■ **PROBLEM DESCRIPTION**
Print, word for word, the opening line of the data below and every line after it through the line that contains "plt.rcParams['mathtext.fontset'] = 'stix'", but not the pictures.

┄┄┄┄┄┄┄┄┄┄┄┄┄┄┄┄┄┄┄┄

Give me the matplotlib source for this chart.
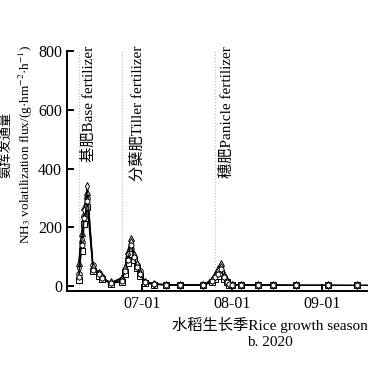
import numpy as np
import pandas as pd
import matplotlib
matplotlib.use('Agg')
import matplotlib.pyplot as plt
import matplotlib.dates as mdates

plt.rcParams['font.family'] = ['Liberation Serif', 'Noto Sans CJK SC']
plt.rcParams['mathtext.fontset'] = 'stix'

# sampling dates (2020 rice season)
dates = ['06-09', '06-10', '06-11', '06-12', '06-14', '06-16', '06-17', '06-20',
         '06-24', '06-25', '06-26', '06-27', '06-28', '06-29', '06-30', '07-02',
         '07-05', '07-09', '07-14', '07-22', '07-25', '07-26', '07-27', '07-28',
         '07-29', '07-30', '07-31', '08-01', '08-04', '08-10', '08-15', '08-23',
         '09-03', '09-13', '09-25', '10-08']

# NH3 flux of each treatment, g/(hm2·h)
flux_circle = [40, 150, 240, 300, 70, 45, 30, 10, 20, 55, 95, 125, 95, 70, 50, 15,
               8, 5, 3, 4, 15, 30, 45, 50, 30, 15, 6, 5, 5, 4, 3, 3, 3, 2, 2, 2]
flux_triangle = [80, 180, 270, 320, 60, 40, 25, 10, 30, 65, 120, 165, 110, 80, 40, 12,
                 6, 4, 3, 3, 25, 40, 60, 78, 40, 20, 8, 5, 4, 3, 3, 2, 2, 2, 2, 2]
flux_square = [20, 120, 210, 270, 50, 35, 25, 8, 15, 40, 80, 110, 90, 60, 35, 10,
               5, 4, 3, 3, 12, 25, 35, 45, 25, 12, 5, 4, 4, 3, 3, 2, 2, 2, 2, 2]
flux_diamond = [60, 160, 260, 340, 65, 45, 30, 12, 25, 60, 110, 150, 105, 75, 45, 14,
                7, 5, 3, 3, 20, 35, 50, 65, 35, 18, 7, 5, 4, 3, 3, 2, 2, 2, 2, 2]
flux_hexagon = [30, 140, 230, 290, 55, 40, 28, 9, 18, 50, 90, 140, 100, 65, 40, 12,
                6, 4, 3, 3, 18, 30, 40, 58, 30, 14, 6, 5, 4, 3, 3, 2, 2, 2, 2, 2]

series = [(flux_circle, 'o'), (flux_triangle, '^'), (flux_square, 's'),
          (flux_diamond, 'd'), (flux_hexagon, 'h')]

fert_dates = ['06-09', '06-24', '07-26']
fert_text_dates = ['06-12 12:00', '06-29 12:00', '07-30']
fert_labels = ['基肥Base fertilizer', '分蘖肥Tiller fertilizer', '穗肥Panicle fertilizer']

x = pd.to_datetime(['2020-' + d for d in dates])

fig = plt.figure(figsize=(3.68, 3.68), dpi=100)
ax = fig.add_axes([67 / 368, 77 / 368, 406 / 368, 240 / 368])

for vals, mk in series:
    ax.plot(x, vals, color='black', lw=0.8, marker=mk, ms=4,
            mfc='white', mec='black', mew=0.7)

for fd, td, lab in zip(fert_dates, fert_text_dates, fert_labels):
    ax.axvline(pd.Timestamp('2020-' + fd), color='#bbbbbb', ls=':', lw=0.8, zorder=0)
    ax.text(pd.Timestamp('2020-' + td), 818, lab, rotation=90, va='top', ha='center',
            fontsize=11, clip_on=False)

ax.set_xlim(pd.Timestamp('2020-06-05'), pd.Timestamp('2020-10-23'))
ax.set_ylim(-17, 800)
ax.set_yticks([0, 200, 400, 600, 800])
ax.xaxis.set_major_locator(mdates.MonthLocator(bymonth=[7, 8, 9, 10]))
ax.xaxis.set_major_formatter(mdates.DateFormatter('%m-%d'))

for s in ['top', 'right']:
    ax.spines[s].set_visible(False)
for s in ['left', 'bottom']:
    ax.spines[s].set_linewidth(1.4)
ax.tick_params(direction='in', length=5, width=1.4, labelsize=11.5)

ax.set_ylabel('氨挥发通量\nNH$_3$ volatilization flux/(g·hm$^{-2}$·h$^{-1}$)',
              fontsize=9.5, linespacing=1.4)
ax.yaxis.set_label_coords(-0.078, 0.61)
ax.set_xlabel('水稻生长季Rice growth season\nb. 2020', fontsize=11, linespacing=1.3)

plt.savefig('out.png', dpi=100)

┄┄┄┄┄┄┄┄┄┄┄┄┄┄┄┄┄┄┄┄

■ **RESPONSE**
Give me the matplotlib source for this chart.
import numpy as np
import pandas as pd
import matplotlib
matplotlib.use('Agg')
import matplotlib.pyplot as plt
import matplotlib.dates as mdates

plt.rcParams['font.family'] = ['Liberation Serif', 'Noto Sans CJK SC']
plt.rcParams['mathtext.fontset'] = 'stix'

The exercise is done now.